### [CHALLENGE]
Leaving out every picture, retype the lines below from the top through the one that contains "const zoneTime = [305, 305, 305, 305];".

### [SUPPLIED MATERIAL]
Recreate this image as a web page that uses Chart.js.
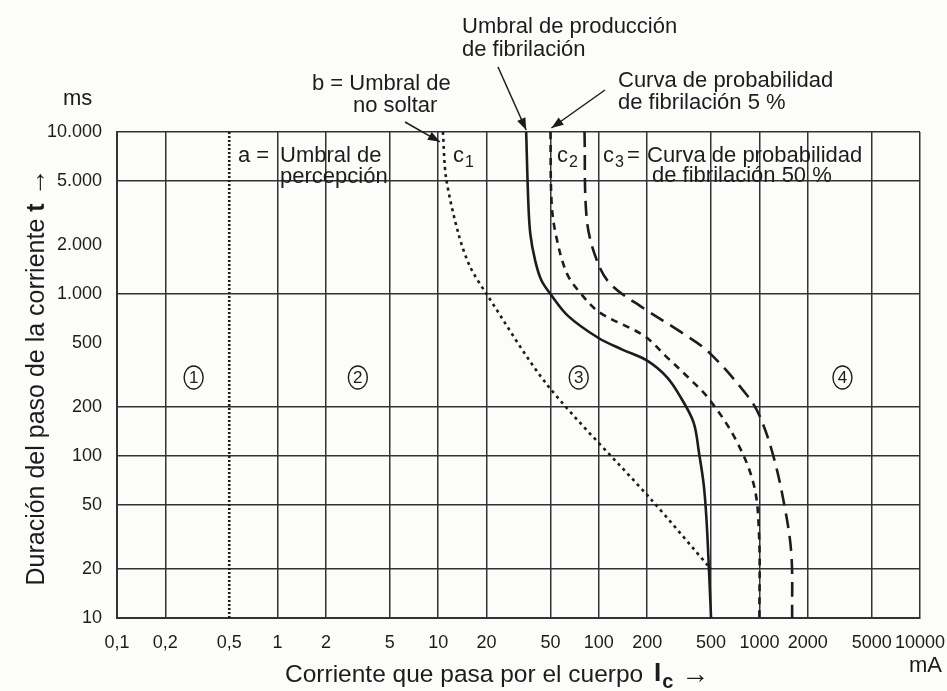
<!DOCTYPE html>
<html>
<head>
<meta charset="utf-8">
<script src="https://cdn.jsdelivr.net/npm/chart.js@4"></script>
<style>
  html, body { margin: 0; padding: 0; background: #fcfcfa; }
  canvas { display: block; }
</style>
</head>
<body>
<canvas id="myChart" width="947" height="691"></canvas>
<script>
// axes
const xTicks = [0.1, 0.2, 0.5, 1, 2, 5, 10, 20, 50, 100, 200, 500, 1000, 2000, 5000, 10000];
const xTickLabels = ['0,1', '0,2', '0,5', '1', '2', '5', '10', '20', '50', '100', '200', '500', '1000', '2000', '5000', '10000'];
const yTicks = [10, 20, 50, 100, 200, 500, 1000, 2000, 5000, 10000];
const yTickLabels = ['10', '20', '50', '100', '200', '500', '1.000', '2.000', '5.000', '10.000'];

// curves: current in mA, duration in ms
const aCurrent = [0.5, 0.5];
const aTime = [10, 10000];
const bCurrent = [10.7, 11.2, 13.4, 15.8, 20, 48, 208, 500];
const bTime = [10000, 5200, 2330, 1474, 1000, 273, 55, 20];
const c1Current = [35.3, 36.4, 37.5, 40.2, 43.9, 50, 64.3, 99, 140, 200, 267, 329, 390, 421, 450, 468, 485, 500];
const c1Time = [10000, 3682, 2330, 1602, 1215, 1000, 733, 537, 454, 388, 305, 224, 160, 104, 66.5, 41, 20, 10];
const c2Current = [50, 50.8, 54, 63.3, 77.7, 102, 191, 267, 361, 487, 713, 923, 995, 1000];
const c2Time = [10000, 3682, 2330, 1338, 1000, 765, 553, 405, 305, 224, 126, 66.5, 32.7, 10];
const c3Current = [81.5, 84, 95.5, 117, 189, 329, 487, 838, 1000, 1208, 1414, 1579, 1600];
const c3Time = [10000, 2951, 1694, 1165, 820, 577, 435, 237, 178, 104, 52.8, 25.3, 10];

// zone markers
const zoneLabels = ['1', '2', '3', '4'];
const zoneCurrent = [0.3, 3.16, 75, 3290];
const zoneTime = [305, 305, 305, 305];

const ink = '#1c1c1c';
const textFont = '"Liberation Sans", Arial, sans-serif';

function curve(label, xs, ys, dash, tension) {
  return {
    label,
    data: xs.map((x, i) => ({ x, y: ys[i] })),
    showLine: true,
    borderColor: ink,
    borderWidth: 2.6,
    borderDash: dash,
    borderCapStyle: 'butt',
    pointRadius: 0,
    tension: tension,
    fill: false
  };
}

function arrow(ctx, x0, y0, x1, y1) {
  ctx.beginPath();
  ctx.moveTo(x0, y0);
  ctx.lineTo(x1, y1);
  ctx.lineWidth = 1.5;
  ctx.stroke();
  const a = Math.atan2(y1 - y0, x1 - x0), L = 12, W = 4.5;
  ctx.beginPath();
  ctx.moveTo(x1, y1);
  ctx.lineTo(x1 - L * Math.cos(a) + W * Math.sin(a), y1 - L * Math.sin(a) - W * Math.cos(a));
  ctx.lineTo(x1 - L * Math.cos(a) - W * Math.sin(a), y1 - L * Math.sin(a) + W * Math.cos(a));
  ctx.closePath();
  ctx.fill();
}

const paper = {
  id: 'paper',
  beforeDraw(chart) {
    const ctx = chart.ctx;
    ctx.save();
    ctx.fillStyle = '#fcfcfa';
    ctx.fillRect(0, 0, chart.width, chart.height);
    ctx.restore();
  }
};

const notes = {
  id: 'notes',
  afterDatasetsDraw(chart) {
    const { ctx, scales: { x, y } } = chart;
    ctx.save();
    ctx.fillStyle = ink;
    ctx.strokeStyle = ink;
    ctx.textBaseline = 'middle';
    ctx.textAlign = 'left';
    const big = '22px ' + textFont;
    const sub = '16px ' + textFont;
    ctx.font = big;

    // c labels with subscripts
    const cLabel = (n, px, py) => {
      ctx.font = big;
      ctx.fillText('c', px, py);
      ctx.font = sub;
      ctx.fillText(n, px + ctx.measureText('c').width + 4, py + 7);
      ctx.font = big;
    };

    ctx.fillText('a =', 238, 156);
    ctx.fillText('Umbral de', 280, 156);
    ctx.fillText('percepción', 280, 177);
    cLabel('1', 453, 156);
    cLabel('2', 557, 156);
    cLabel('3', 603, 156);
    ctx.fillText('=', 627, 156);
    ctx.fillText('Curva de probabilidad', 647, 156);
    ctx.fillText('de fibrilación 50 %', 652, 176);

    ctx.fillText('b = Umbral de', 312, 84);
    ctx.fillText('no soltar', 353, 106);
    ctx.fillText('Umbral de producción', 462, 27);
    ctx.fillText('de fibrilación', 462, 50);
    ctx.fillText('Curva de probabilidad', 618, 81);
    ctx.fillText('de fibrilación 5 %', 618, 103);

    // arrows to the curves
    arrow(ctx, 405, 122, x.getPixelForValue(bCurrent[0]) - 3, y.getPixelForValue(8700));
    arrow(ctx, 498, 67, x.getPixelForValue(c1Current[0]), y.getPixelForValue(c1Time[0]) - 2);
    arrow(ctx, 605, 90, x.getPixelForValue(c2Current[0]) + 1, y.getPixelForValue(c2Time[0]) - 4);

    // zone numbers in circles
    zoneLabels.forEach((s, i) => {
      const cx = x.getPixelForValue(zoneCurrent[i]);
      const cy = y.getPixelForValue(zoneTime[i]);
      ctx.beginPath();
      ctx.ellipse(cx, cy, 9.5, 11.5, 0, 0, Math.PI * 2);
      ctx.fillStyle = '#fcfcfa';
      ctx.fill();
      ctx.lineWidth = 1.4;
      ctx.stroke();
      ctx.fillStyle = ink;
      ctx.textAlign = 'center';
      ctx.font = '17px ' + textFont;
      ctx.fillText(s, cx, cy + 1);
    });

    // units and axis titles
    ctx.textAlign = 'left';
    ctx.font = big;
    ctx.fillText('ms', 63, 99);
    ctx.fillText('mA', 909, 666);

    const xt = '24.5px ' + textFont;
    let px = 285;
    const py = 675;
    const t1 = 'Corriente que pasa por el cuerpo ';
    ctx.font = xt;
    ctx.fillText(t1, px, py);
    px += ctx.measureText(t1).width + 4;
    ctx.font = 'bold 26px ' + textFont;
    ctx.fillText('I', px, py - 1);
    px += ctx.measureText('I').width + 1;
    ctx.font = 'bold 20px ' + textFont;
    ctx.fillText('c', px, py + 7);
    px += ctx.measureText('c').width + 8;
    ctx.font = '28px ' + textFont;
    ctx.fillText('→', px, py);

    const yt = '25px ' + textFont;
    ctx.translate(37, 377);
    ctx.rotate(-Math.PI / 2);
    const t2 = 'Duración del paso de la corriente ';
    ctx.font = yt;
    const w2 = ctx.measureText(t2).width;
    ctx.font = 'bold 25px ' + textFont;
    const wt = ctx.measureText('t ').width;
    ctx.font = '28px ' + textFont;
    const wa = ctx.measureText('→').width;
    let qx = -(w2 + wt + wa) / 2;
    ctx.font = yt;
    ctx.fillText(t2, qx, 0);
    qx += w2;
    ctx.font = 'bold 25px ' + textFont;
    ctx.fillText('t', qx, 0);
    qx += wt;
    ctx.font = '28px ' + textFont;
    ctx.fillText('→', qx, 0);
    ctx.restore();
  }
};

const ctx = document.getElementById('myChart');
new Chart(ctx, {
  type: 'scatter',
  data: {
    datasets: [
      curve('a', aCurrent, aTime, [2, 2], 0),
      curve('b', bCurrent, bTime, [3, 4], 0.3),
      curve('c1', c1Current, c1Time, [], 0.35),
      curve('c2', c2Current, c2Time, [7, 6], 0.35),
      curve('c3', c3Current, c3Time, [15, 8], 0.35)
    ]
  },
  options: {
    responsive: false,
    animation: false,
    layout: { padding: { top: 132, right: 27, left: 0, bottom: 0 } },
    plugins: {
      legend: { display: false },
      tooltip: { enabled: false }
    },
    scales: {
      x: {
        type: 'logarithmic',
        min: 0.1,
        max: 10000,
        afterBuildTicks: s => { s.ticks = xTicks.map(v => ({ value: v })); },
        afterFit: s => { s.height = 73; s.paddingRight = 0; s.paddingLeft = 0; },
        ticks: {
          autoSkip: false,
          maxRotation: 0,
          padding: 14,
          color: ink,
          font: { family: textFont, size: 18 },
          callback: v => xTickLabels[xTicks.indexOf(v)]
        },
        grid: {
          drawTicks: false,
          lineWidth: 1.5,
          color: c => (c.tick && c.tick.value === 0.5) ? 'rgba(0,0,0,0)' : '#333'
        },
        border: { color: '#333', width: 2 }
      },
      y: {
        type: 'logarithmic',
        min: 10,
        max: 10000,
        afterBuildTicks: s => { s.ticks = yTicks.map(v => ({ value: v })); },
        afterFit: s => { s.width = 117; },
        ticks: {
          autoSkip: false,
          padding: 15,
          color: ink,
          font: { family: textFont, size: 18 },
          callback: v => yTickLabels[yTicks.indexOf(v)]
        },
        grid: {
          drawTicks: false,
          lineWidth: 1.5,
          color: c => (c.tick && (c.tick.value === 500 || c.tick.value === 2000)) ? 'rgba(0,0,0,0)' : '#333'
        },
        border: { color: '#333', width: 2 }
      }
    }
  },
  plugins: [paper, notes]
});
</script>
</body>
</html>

### [ANSWER TO THE TASK]
Recreate this image as a web page that uses Chart.js.
<!DOCTYPE html>
<html>
<head>
<meta charset="utf-8">
<script src="https://cdn.jsdelivr.net/npm/chart.js@4"></script>
<style>
  html, body { margin: 0; padding: 0; background: #fcfcfa; }
  canvas { display: block; }
</style>
</head>
<body>
<canvas id="myChart" width="947" height="691"></canvas>
<script>
// axes
const xTicks = [0.1, 0.2, 0.5, 1, 2, 5, 10, 20, 50, 100, 200, 500, 1000, 2000, 5000, 10000];
const xTickLabels = ['0,1', '0,2', '0,5', '1', '2', '5', '10', '20', '50', '100', '200', '500', '1000', '2000', '5000', '10000'];
const yTicks = [10, 20, 50, 100, 200, 500, 1000, 2000, 5000, 10000];
const yTickLabels = ['10', '20', '50', '100', '200', '500', '1.000', '2.000', '5.000', '10.000'];

// curves: current in mA, duration in ms
const aCurrent = [0.5, 0.5];
const aTime = [10, 10000];
const bCurrent = [10.7, 11.2, 13.4, 15.8, 20, 48, 208, 500];
const bTime = [10000, 5200, 2330, 1474, 1000, 273, 55, 20];
const c1Current = [35.3, 36.4, 37.5, 40.2, 43.9, 50, 64.3, 99, 140, 200, 267, 329, 390, 421, 450, 468, 485, 500];
const c1Time = [10000, 3682, 2330, 1602, 1215, 1000, 733, 537, 454, 388, 305, 224, 160, 104, 66.5, 41, 20, 10];
const c2Current = [50, 50.8, 54, 63.3, 77.7, 102, 191, 267, 361, 487, 713, 923, 995, 1000];
const c2Time = [10000, 3682, 2330, 1338, 1000, 765, 553, 405, 305, 224, 126, 66.5, 32.7, 10];
const c3Current = [81.5, 84, 95.5, 117, 189, 329, 487, 838, 1000, 1208, 1414, 1579, 1600];
const c3Time = [10000, 2951, 1694, 1165, 820, 577, 435, 237, 178, 104, 52.8, 25.3, 10];

// zone markers
const zoneLabels = ['1', '2', '3', '4'];
const zoneCurrent = [0.3, 3.16, 75, 3290];
const zoneTime = [305, 305, 305, 305];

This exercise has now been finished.